While brainstorming for a recent funding proposal, I wrote up this list of
"Things we should measure to track our impacts/success" in the context
of the Salmon bridge distribution strategy.
Or to put it another way, these are questions I'll be asking phw et
al to understand how things are going, once we deploy it. Some of the
questions are variations on others, i.e. a single data source can answer
several of them. So it's probably better framed as "questions to track"
rather than "data sources we should collect".
(1a) how many obfs4 / httpt bridges are running total?
Bridges report their existence to the bridge authority, and bridgedb/rdsys
aggregate them and send them to the metrics datasets. So we should
already have these numbers.
(1b) out of those, how many are we distributing via salmon?
This is a parameter that we choose, and we will choose it based on how
successful Salmon is compared to our existing distribution strategies. If
we choose a larger fraction of our bridges to be used for Salmon, it's
a good indication that we're finding Salmon to be an effective option.
(2a) how often we are reachability-testing each bridge?
We'll probably start off doing daily testing, but we should aim to get
the frequency higher, and we might end up doing more targeted just-in-time
testing where whenever a user reports that a bridge is blocked, we launch
a test for it right then in order to make a decision about how to respond
to the user.
(2b) from how many vantage points we are doing this reachability-testing?
We will want to start with n+1 vantage points, one for each target region
and one "control" outside the censored area. That might be sufficient
for a long time, or we might learn that we need to split up our testing
across more vantage points, or test more in particular regions.
(2c) how many of our bridges are currently reachable from each of these
vantage points?
Ideally the answer will be "all of them", but the reality is that some
blocking will occur. So the higher the fraction here the better, and in
some sense it is a measure of the health of our plans, and/or a measure
of the intensity of attention from the censor.
(2d) When a bridge stops working in China, what fraction of the time is
it because the bridge went down, i.e. normal churn?

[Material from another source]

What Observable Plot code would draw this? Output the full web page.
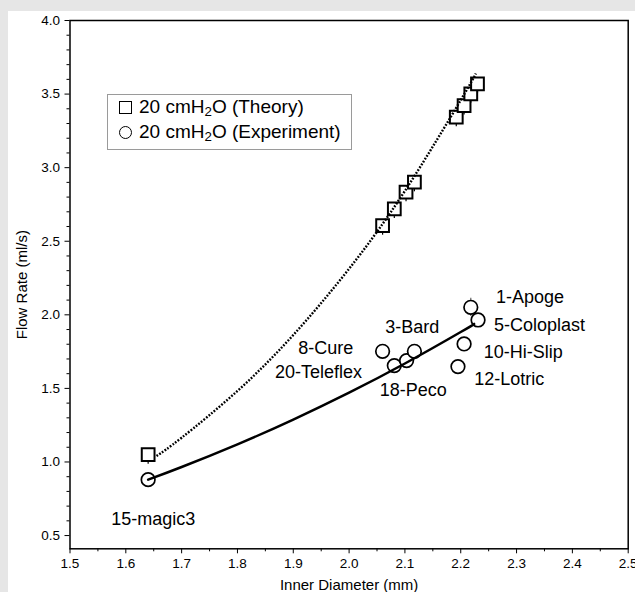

One of the tradeoffs with a community of volunteer bridges is that
bridges naturally come and go over time. Understanding the dynamics of
our bridge population is key because it impacts the rate at which users
need fresh bridges even when there is no censorship.
(3a) how many total users have registered with the salmon system?
This long-term measure of how many people have tried to use our system
lets us see how well our outreach is working.
(3b) how many of those users do we think are recently active?
Tracking how many people are still using it is a key indicator for both
usability and blocking-resistance: "do people actually find it useful?"
(3c) what is the rate of new users registering with the system?
First of all this helps us understand growth in interest, for example
from our outreach efforts, but also it helps us understand how many
fresh bridge addresses we need to support this growth. It is tied into
the next item which is the other side of the question:
(3d) how many bridges do we have in reserve (not yet filled with users)?
The trouble comes when this number reaches 0. So the target is that we
always have some bridges in reserve, which means we are keeping up with
the rate of new user registrations. If this number hits zero, it means
we need to activate more of our partners to get fresh bridges.
(4a) how many high-reputation users are currently assigned at least one
bridge that we think works?
This number summarizes Salmon's success for our high-value or established
users. That is, if this number remains high, then Salmon is succeeding
at providing availability to its core set of users, even if the other
numbers aren't doing well.
(4b) how many low-reputation users are currently assigned at least one
bridge that we think works?
This number measures the other side: what is the health of the Salmon
system at adding new users, compared to the attention the censor is
giving at adding fake users in order to find and block our bridges?
(5a) at what rate are we filling bridges with new salmon users?
This one is quite related to 3c above, but it is from the bridge
availability side: the best number here is the highest possible number
such that 3d doesn't go to 0.
(5b) at what rate are we filling bridges with existing salmon users?
By looking at the rate where established users need new bridges, we can
understand how much stability we have in the system.
(5c) at what rate are users reporting failed bridges but we think the
bridges are working and reachable for them?
This point aims to measure our false positives, which could stem from
logic errors inside Tor and Tor Browser (e.g. reporting bridges down
when actually our internet isn't on), or from non-uniform blocking within
countries, or probably many other reasons. If this rate gets much above 0,
it's a bug report that we need to track down and understand.
--Roger